ITEMS »

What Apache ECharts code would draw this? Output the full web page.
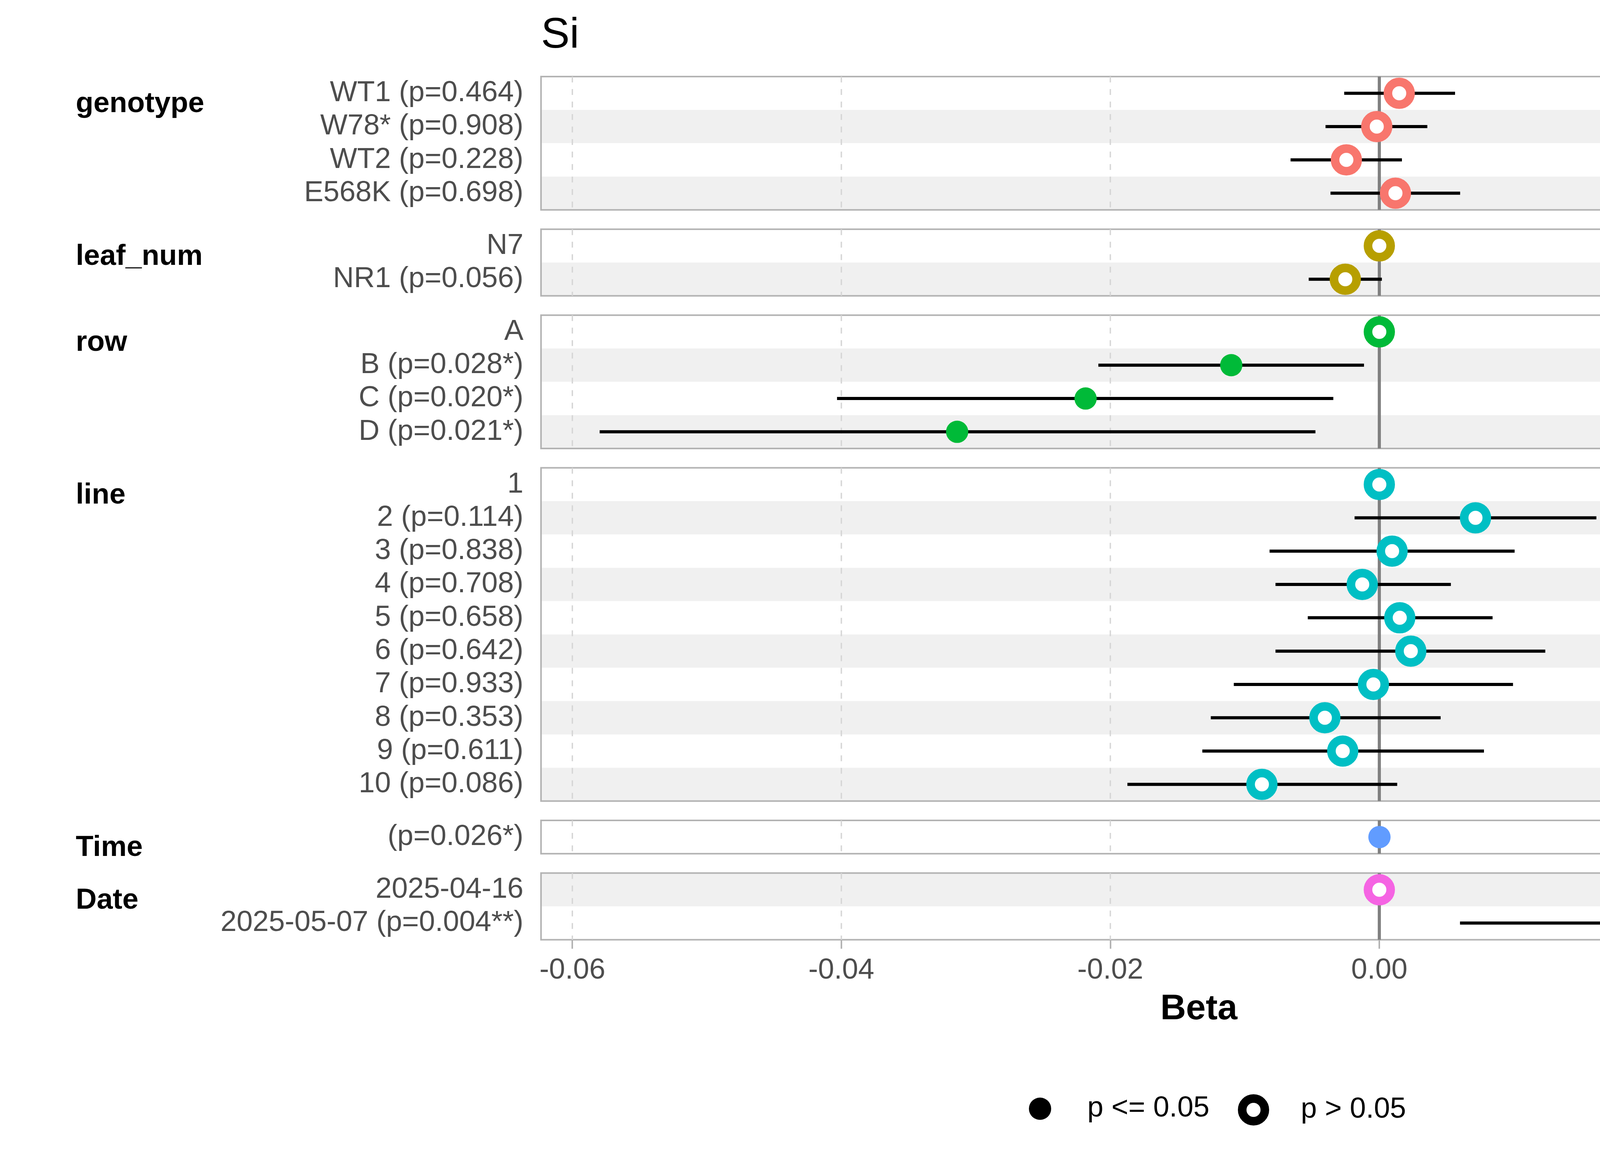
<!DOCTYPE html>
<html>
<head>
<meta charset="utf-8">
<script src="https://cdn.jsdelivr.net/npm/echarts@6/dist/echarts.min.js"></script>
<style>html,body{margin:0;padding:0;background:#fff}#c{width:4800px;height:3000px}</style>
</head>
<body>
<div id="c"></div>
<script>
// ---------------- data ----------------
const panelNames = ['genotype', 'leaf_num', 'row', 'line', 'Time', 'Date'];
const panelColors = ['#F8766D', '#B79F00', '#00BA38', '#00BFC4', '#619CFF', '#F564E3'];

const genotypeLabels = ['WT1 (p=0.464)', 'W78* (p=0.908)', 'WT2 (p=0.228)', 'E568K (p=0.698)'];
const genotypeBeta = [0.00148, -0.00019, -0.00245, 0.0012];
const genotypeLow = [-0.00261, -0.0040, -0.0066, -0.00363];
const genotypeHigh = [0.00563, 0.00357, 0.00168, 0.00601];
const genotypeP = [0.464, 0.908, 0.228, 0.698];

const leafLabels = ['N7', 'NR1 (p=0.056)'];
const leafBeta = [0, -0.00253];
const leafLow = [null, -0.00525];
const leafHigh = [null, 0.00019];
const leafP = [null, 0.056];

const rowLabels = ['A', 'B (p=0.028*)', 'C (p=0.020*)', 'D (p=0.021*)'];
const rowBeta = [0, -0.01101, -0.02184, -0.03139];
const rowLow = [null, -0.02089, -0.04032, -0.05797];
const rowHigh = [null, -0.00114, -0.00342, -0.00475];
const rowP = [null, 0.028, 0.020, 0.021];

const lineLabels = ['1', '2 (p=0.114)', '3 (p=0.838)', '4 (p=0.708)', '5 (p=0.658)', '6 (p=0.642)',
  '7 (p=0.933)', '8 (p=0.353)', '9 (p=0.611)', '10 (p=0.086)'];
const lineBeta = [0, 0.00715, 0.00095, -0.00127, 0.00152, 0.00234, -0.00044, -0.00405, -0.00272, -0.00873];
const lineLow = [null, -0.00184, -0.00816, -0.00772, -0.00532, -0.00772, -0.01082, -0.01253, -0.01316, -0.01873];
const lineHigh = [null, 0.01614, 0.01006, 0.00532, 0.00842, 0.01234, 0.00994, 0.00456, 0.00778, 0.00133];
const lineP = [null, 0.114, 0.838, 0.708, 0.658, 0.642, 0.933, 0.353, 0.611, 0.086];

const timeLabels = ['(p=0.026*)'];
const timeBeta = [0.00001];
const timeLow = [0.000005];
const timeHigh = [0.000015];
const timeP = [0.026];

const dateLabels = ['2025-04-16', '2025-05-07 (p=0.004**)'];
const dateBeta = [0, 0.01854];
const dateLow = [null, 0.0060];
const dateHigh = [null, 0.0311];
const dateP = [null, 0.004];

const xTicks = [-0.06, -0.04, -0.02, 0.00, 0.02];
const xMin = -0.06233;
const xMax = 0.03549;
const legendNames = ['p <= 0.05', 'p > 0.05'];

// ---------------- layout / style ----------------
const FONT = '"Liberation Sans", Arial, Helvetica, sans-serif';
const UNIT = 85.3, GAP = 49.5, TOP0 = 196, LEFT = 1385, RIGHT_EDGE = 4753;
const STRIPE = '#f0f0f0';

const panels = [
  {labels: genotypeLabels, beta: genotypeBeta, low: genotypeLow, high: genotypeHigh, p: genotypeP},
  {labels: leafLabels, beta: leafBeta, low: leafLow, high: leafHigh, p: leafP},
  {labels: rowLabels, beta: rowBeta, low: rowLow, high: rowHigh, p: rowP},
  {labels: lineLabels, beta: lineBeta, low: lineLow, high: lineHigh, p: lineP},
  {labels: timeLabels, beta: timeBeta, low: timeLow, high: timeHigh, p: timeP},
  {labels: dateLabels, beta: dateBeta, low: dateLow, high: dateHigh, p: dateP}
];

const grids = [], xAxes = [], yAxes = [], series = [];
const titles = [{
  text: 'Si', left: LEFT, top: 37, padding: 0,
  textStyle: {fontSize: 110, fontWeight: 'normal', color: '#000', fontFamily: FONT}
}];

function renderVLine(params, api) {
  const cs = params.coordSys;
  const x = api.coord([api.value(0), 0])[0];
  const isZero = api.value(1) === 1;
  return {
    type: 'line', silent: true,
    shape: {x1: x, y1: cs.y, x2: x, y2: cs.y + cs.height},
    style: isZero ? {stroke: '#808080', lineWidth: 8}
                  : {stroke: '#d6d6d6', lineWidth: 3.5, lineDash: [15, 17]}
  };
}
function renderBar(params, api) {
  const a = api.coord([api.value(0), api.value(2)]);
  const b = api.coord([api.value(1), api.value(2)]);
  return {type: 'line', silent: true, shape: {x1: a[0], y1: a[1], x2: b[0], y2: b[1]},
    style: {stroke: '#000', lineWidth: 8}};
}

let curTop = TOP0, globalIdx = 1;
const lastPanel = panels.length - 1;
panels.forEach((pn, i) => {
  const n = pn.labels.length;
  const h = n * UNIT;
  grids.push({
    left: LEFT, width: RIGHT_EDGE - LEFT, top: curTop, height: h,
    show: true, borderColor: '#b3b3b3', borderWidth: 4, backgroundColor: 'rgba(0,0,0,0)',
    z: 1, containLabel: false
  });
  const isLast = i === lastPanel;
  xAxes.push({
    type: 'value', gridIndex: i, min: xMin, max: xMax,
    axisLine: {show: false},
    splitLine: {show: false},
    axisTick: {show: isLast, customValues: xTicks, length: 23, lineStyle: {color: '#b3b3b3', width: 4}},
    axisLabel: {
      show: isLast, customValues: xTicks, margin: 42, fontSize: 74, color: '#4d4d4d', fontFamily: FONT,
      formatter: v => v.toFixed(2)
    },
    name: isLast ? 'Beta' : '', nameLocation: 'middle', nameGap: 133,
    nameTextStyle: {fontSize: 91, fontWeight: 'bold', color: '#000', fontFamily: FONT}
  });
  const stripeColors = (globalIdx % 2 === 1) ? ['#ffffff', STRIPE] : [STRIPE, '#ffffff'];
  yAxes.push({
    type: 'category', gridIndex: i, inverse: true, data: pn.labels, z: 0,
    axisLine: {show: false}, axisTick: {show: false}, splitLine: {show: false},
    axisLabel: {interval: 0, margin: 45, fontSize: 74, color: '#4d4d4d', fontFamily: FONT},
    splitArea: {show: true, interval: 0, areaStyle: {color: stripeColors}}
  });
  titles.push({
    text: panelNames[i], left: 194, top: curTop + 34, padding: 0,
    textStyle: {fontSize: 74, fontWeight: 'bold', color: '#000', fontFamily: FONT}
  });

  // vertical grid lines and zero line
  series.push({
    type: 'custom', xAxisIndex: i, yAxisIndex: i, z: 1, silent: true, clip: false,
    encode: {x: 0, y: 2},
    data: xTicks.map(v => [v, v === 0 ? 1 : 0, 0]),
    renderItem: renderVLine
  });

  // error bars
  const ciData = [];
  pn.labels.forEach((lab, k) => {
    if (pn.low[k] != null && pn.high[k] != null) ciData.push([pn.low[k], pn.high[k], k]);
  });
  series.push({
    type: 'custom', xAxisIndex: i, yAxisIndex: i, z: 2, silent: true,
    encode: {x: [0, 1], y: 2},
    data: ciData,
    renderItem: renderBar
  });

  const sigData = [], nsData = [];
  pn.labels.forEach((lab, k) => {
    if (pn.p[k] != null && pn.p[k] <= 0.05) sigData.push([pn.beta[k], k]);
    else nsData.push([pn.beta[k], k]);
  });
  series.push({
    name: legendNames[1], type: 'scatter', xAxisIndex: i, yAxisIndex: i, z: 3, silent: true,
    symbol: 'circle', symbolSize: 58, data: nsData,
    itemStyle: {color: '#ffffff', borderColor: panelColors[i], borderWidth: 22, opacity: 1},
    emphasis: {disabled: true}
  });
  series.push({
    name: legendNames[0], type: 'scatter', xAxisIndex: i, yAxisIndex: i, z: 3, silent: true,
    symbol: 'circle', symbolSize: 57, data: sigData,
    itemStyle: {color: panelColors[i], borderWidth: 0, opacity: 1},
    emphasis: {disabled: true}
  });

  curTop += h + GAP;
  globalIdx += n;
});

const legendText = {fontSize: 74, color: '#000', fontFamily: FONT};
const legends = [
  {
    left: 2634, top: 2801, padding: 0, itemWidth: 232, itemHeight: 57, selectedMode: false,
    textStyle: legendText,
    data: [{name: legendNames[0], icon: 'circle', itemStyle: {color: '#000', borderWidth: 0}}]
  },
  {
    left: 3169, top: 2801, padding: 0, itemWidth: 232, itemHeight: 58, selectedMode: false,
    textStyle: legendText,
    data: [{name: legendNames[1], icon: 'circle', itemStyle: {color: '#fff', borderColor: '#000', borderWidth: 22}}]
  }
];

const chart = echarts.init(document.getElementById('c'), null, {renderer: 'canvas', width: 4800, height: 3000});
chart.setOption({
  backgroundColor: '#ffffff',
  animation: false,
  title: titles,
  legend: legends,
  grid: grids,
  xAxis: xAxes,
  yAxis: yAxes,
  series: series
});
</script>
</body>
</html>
---
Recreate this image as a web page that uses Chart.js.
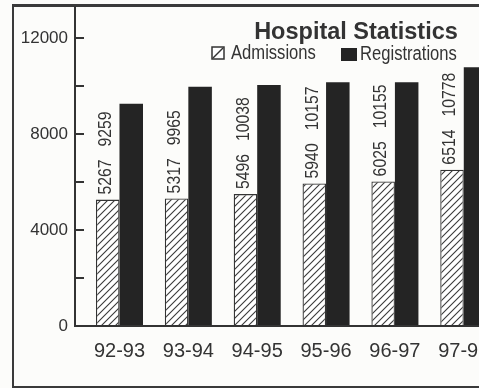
--
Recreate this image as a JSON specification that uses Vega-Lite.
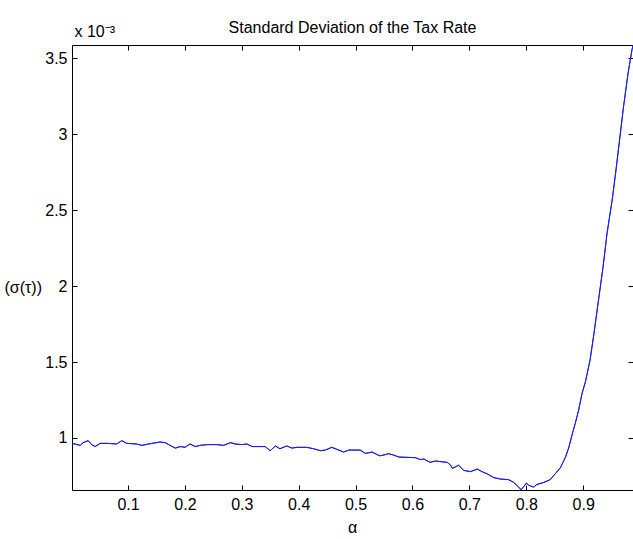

YOUR GOAL »
Could you quote, word for word, only the lines from the one containing "What Apache ECharts" through the one containing "const genotypeP = [0.464, 0.908, 0.228, 0.698];", both included, and leave out any pictures?

ANSWER FOR THE TASK »
What Apache ECharts code would draw this? Output the full web page.
<!DOCTYPE html>
<html>
<head>
<meta charset="utf-8">
<script src="https://cdn.jsdelivr.net/npm/echarts@6/dist/echarts.min.js"></script>
<style>html,body{margin:0;padding:0;background:#fff}#c{width:4800px;height:3000px}</style>
</head>
<body>
<div id="c"></div>
<script>
// ---------------- data ----------------
const panelNames = ['genotype', 'leaf_num', 'row', 'line', 'Time', 'Date'];
const panelColors = ['#F8766D', '#B79F00', '#00BA38', '#00BFC4', '#619CFF', '#F564E3'];

const genotypeLabels = ['WT1 (p=0.464)', 'W78* (p=0.908)', 'WT2 (p=0.228)', 'E568K (p=0.698)'];
const genotypeBeta = [0.00148, -0.00019, -0.00245, 0.0012];
const genotypeLow = [-0.00261, -0.0040, -0.0066, -0.00363];
const genotypeHigh = [0.00563, 0.00357, 0.00168, 0.00601];
const genotypeP = [0.464, 0.908, 0.228, 0.698];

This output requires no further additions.